Thursday 31 December 2015

Nineteen Eighty-Four - George Orwell

Being one of those texts which appeals to the slack-minded and hyperbolic, I managed to avoid reading Nineteen Eighty-Four until I turned 30. The book and its terminology is ingrained enough in popular culture that I felt like I already knew the story, but there remains much to appreciate. Orwell had the surprising ability to predict events that he would not live to see, such as a surveillance obsessed government, endless, pointless wars, and the gradual breakdown of the citizen's personal privacy. However, drawing parallels between the socialist turned totalitarian dystopic regime of Oceania, Ingsoc, with our modern day governments is old hat and I was more interested in the representation of moral dilemmas concerning what it is to be human and individual. Here the book shines as it explores and critiques the simplicity of humankind and their susceptibility to domination from superior intelligent forces.

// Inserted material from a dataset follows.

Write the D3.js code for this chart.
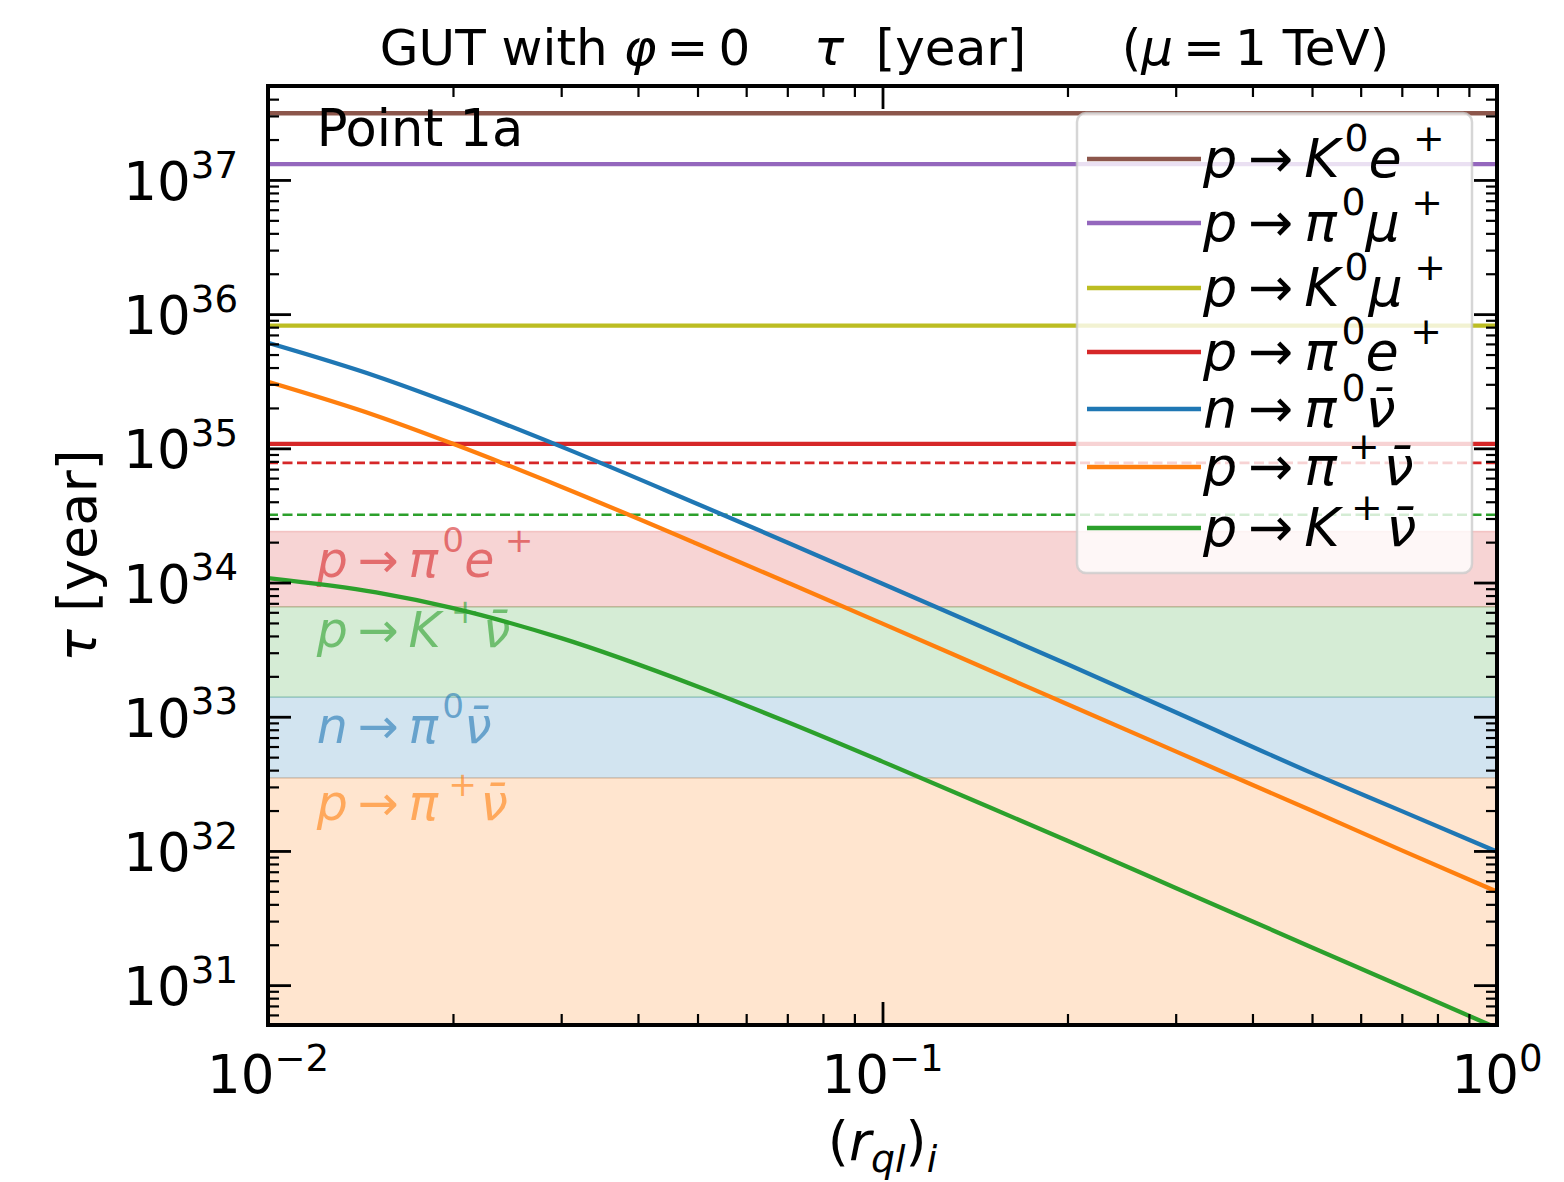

The protagonist, Winston Smith, is a disillusioned everyman working at the Ministry of Truth, reinventing past newspaper scraps to conform with present ideologies. At the start of the novel he already hates the party and its omnipotent figurehead, Big Brother. He sets his own demise in motion with the act of writing a politically subversive diary and forming a forbidden sexual union with another party member. Their tryst is inevitably uncovered, and the pair are separated for torture and mental reconditioning. It was a very bleak and entertaining world to immerse oneself in for a couple of days, but some parts were too belaboured and I wasn't keen on the invented Newspeak language.There's no denying the monumental impact of this book, and I'd recommend it to a wide category of readers, even if it does come across as a little cliched in today's hyper aware and vitriolic Twitter generation. 

(As with Winston's job of rewriting the past, I have done that with this review by replacing my Folio copy with the Penguin clothbound version, even though it was not published until 5 years later in 2021.)